The Bill team were also invited to meet Dr Wollaston earlier in the week to discuss the Bill. We thank her for that meeting and for requesting the debate.
During the debate Dr Wollaston raised several important points about the Bill, which could formally come to the Commons in early January.
The points revolve around patient safety and scientific rigour – issues which have been raised by senior doctors and lawyers in the House of Lords and which have been discussed with peers in committee and in bilateral meetings with Lord Saatchi, health ministers Earl Howe, George Freeman and Department of Health lawyers and officials.
On the back of these meetings, amendments have been laid which address the issues raised, and they will be further debated on Friday (December 12) in the Lords.
Edit: This debate has now taken place. Read here.
Chief Medical Officer Dame Sally Davies and NHS chief Sir Bruce Keogh, who has inputted into the Bill himself, remain satisfied that the Bill is robust, safe and will enhance, not hinder scientific research.
Summing up in favour of the Bill, Minister George Freeman said:
‘I want to close with some supportive quotes the Bill has received from a number of important people, lest the House should form the view that it is unanimously opposed, which is not the case.

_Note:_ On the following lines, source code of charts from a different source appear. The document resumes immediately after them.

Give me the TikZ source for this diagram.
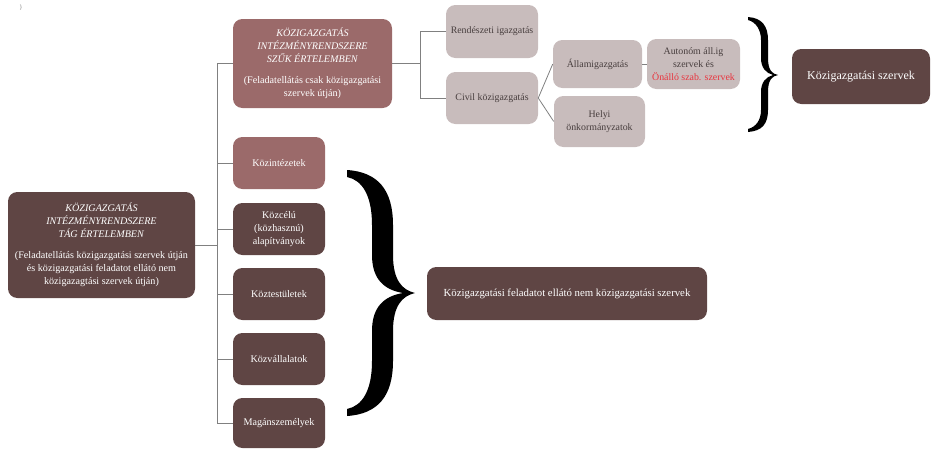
\documentclass[tikz,border=0pt]{standalone}
\usepackage{fontspec}
\setmainfont{Liberation Serif}
\definecolor{darkbox}{RGB}{95,69,68}
\definecolor{mauvebox}{RGB}{155,106,106}
\definecolor{lightbox}{RGB}{200,188,188}
\definecolor{lighttext}{RGB}{72,62,62}
\definecolor{redtext}{RGB}{232,52,62}
\definecolor{connc}{RGB}{128,128,128}
\tikzset{
  basebox/.style={rounded corners=7pt, inner sep=1pt, align=center, font=\fontsize{7.6}{9.75}\selectfont},
  darkb/.style={basebox, fill=darkbox, text=white},
  mauveb/.style={basebox, fill=mauvebox, text=white},
  lightb/.style={basebox, fill=lightbox, text=lighttext, font=\fontsize{7.4}{9.75}\selectfont},
  conn/.style={draw=connc, line width=0.6pt},
  bracefill/.style={fill=black, draw=none}
}
\newcommand\bx[7]{\node[#6, minimum width={(#4-#2)*0.75pt}, minimum height={(#5-#3)*0.75pt}] (#1) at ({(#2+#4)/2},{(#3+#5)/2}) {#7};}
\begin{document}
\begin{tikzpicture}[x=0.75pt,y=-0.75pt]
\useasboundingbox (0,0) rectangle (935,450);
\node[text=gray, font=\fontsize{5}{6}\selectfont] (tiny) at (21,8) {\}};
% left main
\bx{L}{8}{192}{195}{298}{darkb}{\textit{KÖZIGAZGATÁS}\\\textit{INTÉZMÉNYRENDSZERE}\\\textit{TÁG ÉRTELEMBEN}\\[6pt](Feladatellátás közigazgatási szervek útján\\és közigazgatási feladatot ellátó nem\\közigazagtási szervek útján)}
% top
\bx{S}{233}{19}{392}{108}{mauveb}{\textit{KÖZIGAZGATÁS}\\\textit{INTÉZMÉNYRENDSZERE}\\\textit{SZŰK ÉRTELEMBEN}\\[6pt](Feladatellátás csak közigazgatási\\szervek útján)}
% column
\bx{K1}{233}{137}{325}{189}{mauveb}{Közintézetek}
\bx{K2}{233}{203}{325}{255}{darkb}{Közcélú\\(közhasznú)\\alapítványok}
\bx{K3}{233}{268}{325}{320}{darkb}{Köztestületek}
\bx{K4}{233}{333}{325}{385}{darkb}{Közvállalatok}
\bx{K5}{233}{398}{325}{448}{darkb}{Magánszemélyek}
% light boxes
\bx{R}{446}{5}{538}{58}{lightb}{Rendészeti igazgatás}
\bx{C}{446}{72}{538}{124}{lightb}{Civil közigazgatás}
\bx{A}{553}{40}{642}{88}{lightb}{Államigazgatás}
\bx{H}{554}{96}{645}{147}{lightb}{Helyi\\önkormányzatok}
\bx{Au}{647}{39}{740}{89}{lightb}{Autonóm áll.ig\\szervek és\\\textcolor{redtext}{Önálló szab. szervek}}
% right boxes
\bx{KSz}{792}{49}{930}{104}{darkb, font=\fontsize{9}{11}\selectfont}{Közigazgatási szervek}
\bx{KF}{427}{267}{707}{320}{darkb, font=\fontsize{8.1}{10}\selectfont}{Közigazgatási feladatot ellátó nem közigazgatási szervek}
% connectors
\coordinate (trunk) at (217,0);
\coordinate (trunk2) at (420,0);
\draw[conn] (L.east) -- (L.east -| trunk);
\draw[conn] (S.west -| trunk) -- (K5.west -| trunk);
\foreach \b in {S,K1,K2,K3,K4,K5} {\draw[conn] (\b.west) -- (\b.west -| trunk);}
\draw[conn] (S.east) -- (S.east -| trunk2);
\draw[conn] (R.west -| trunk2) -- (C.west -| trunk2);
\draw[conn] (R.west) -- (R.west -| trunk2);
\draw[conn] (C.west) -- (C.west -| trunk2);
\draw[conn] (C.east) -- (A.west);
\draw[conn] (C.east) -- (H.west);
\draw[conn] (A.east) -- (Au.west);
% small brace
\path[bracefill] (748,17) .. controls (762,18) and (768,26) .. (768,40) -- (768,58) .. controls (768,70) and (772,74) .. (778,75) .. controls (772,76) and (768,80) .. (768,92) -- (768,110) .. controls (768,124) and (762,131) .. (748,132) -- (748,129) .. controls (756,127) and (761,120) .. (761,110) -- (761,92) .. controls (761,82) and (766,77) .. (773,75) .. controls (766,73) and (761,68) .. (761,58) -- (761,40) .. controls (761,30) and (756,22) .. (748,20) -- cycle;
% big brace
\path[bracefill] (347,170) .. controls (378,172) and (393,190) .. (393,225) -- (393,255) .. controls (393,280) and (402,290) .. (415,293) .. controls (402,296) and (393,306) .. (393,331) -- (393,361) .. controls (393,396) and (378,414) .. (347,416) -- (347,409) .. controls (362,406) and (372,391) .. (372,361) -- (372,331) .. controls (372,306) and (385,296) .. (403,293) .. controls (385,290) and (372,280) .. (372,255) -- (372,225) .. controls (372,195) and (362,180) .. (347,177) -- cycle;
\end{tikzpicture}
\end{document}
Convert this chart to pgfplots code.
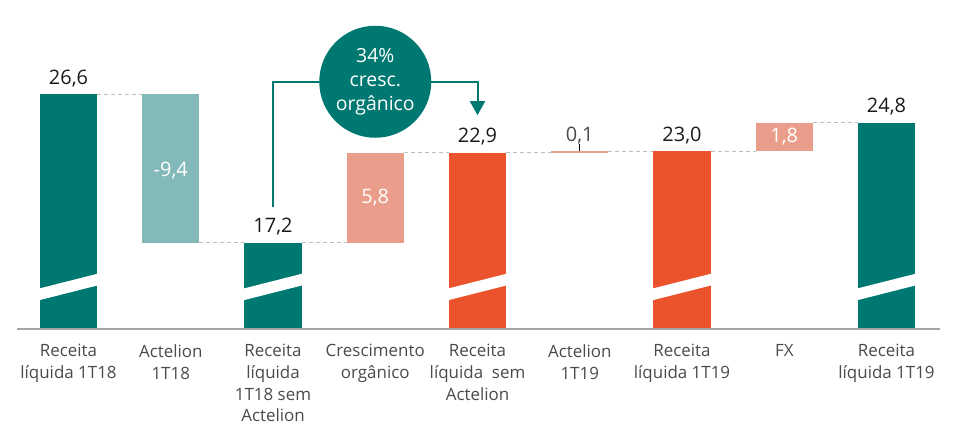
\documentclass[border=0pt]{standalone}
\usepackage{fontspec}
\setmainfont{Open Sans}
\usepackage{pgfplots}
\pgfplotsset{compat=1.18}
\usetikzlibrary{arrows.meta}
\definecolor{tealA}{HTML}{007872}
\definecolor{tealB}{HTML}{83B9B9}
\definecolor{salmon}{HTML}{E99D8A}
\definecolor{orangeA}{HTML}{EB532C}
\definecolor{labcol}{HTML}{4A4A4A}
\definecolor{valcol}{HTML}{1A1A1A}
\definecolor{dashcol}{HTML}{BFBFBF}
\definecolor{axcol}{HTML}{A6A6A6}
\begin{document}
\begin{tikzpicture}
\useasboundingbox (0,0) rectangle (955bp,424bp);
\begin{axis}[
  at={(17bp,95bp)}, anchor=south west, scale only axis,
  width=923bp, height=329bp,
  xmin=-0.5037, xmax=8.523, ymin=11.745, ymax=32.55,
  clip mode=individual,
  axis line style={draw=none},
  ytick=\empty,
  xtick={0,1,2,3,4,5,6,7,8},
  xticklabels={{Receita\\líquida 1T18},{Actelion\\1T18},{Receita\\líquida\\1T18 sem\\Actelion},{Crescimento\\orgânico},{Receita\\líquida\ \ sem\\Actelion},{Actelion\\1T19},{Receita\\líquida 1T19},{FX},{Receita\\líquida 1T19}},
  xtick style={draw=none}, major tick length=0pt,
  xticklabel style={font=\fontsize{17}{21.7}\selectfont, text=labcol, align=center, anchor=north, yshift=-12bp},
]
% totals
\addplot[fill=tealA, draw=none] coordinates {(-0.279,0) (0.279,0) (0.279,26.6) (-0.279,26.6)};
\addplot[fill=tealA, draw=none] coordinates {(1.721,0) (2.279,0) (2.279,17.2) (1.721,17.2)};
\addplot[fill=orangeA, draw=none] coordinates {(3.721,0) (4.279,0) (4.279,22.9) (3.721,22.9)};
\addplot[fill=orangeA, draw=none] coordinates {(5.721,0) (6.279,0) (6.279,23.0) (5.721,23.0)};
\addplot[fill=tealA, draw=none] coordinates {(7.721,0) (8.279,0) (8.279,24.8) (7.721,24.8)};
% floating deltas
\addplot[fill=tealB, draw=none] coordinates {(0.721,17.2) (1.279,17.2) (1.279,26.6) (0.721,26.6)};
\addplot[fill=salmon, draw=none] coordinates {(2.721,17.2) (3.279,17.2) (3.279,22.9) (2.721,22.9)};
\addplot[fill=salmon, draw=none] coordinates {(4.721,22.9) (5.279,22.9) (5.279,23.0) (4.721,23.0)};
\addplot[fill=salmon, draw=none] coordinates {(6.721,23.0) (7.279,23.0) (7.279,24.8) (6.721,24.8)};
% axis breaks
\addplot[fill=white, draw=none] coordinates {(-0.29,13.56) (0.29,14.51) (0.29,15.25) (-0.29,14.30)};
\addplot[fill=white, draw=none] coordinates {(1.71,13.56) (2.29,14.51) (2.29,15.25) (1.71,14.30)};
\addplot[fill=white, draw=none] coordinates {(3.71,13.56) (4.29,14.51) (4.29,15.25) (3.71,14.30)};
\addplot[fill=white, draw=none] coordinates {(5.71,13.56) (6.29,14.51) (6.29,15.25) (5.71,14.30)};
\addplot[fill=white, draw=none] coordinates {(7.71,13.56) (8.29,14.51) (8.29,15.25) (7.71,14.30)};
% connectors
\addplot[dashcol, line width=1bp, dash pattern=on 4bp off 3bp] coordinates {(0.279,26.6) (0.721,26.6)};
\addplot[dashcol, line width=1bp, dash pattern=on 4bp off 3bp] coordinates {(1.279,17.2) (1.721,17.2)};
\addplot[dashcol, line width=1bp, dash pattern=on 4bp off 3bp] coordinates {(2.279,17.2) (2.721,17.2)};
\addplot[dashcol, line width=1bp, dash pattern=on 4bp off 3bp] coordinates {(3.279,22.9) (3.721,22.9)};
\addplot[dashcol, line width=1bp, dash pattern=on 4bp off 3bp] coordinates {(4.279,22.9) (4.721,22.9)};
\addplot[dashcol, line width=1bp, dash pattern=on 4bp off 3bp] coordinates {(5.279,23.0) (5.721,23.0)};
\addplot[dashcol, line width=1bp, dash pattern=on 4bp off 3bp] coordinates {(6.279,23.0) (6.721,23.0)};
\addplot[dashcol, line width=1bp, dash pattern=on 4bp off 3bp] coordinates {(7.279,24.8) (7.721,24.8)};
% baseline
\draw[axcol, line width=2bp] (rel axis cs:0,0) -- (rel axis cs:1,0);
% value labels
\tikzset{val/.style={anchor=base, yshift=10bp, text=valcol, font=\fontsize{20}{24}\selectfont, inner sep=0pt}}
\node[val] at (axis cs:0,26.6) {26,6};
\node[val] at (axis cs:2,17.2) {17,2};
\node[val] at (axis cs:4,22.9) {22,9};
\node[val, text=labcol] at (axis cs:5,23.0) {0,1};
\node[val] at (axis cs:6,23.0) {23,0};
\node[val] at (axis cs:8,24.8) {24,8};
\draw[black, line width=0.8bp] (axis cs:5,23.0) -- (axis cs:5,23.45);
\tikzset{ins/.style={anchor=center, text=white, font=\fontsize{20}{24}\selectfont, inner sep=0pt}}
\node[ins] at (axis cs:1,21.75) {-9,4};
\node[ins] at (axis cs:3,20.05) {5,8};
\node[ins] at (axis cs:7,23.9) {1,8};
% callout
\draw[tealA, line width=2bp] (axis cs:2,19.48) |- (axis cs:3,27.38);
\draw[tealA, line width=2bp, -{Triangle[width=15bp,length=14bp]}] (axis cs:3,27.38) -| (axis cs:4,25.27);
\node[circle, fill=tealA, minimum size=112bp, inner sep=0pt, text=white, align=center, font=\fontsize{19.5}{24}\selectfont] at (axis cs:3,27.38) {34\%\\cresc.\\orgânico};
\end{axis}
\end{tikzpicture}
\end{document}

Dame Sally Davies, the chief medical officer, has said:
“I am confident that, with the amendments made in Committee stage, the Bill is safe for patients and has the potential to encourage responsible innovation.”
Sir Bruce Keogh, Medical Director of the NHS, said:
“Encouraging innovation in medicine and protecting patients are both of vital importance. That is why I am pleased that amendments have been devised to address concerns about patient safety.”
Sir Michael Rawlins, president of the Royal Society of Medicine, said that the Bill will allow responsible innovation and treatment:
“I believe the use of the provisions in the draft Medical Innovation Bill will benefit patients, especially those with rarer diseases, and the furtherance of medical science.”
A letter to The Telegraph from 40 leading medical professionals, including David Walker, professor of paediatric oncology at Nottingham university and Riccardo Audisio, the president of the Association of Cancer Surgery, said the Bill
“legally protects doctors who try out innovative new techniques or drugs on patients when all else has failed. This Bill will protect the patient and nurture the innovator. It will encourage safe medical advancement, while at the same time deterring the maverick, thereby recalibrating the culture of defensive medicine. Finally, it will work with evidence-based medicine and provide new data that will inspire and support new research.”
I hope very much that that is the case and that when the Bill leaves the House of Lords, the vast majority of qualified senior opinion in this field is able to agree with it. It is absolutely our intention to support the Bill’s noble intent to promote medical innovation, but equally our intention is to not undermine in any way the Government’s commitment to patient safety or the duty of care that all clinicians share and owe to their patients.’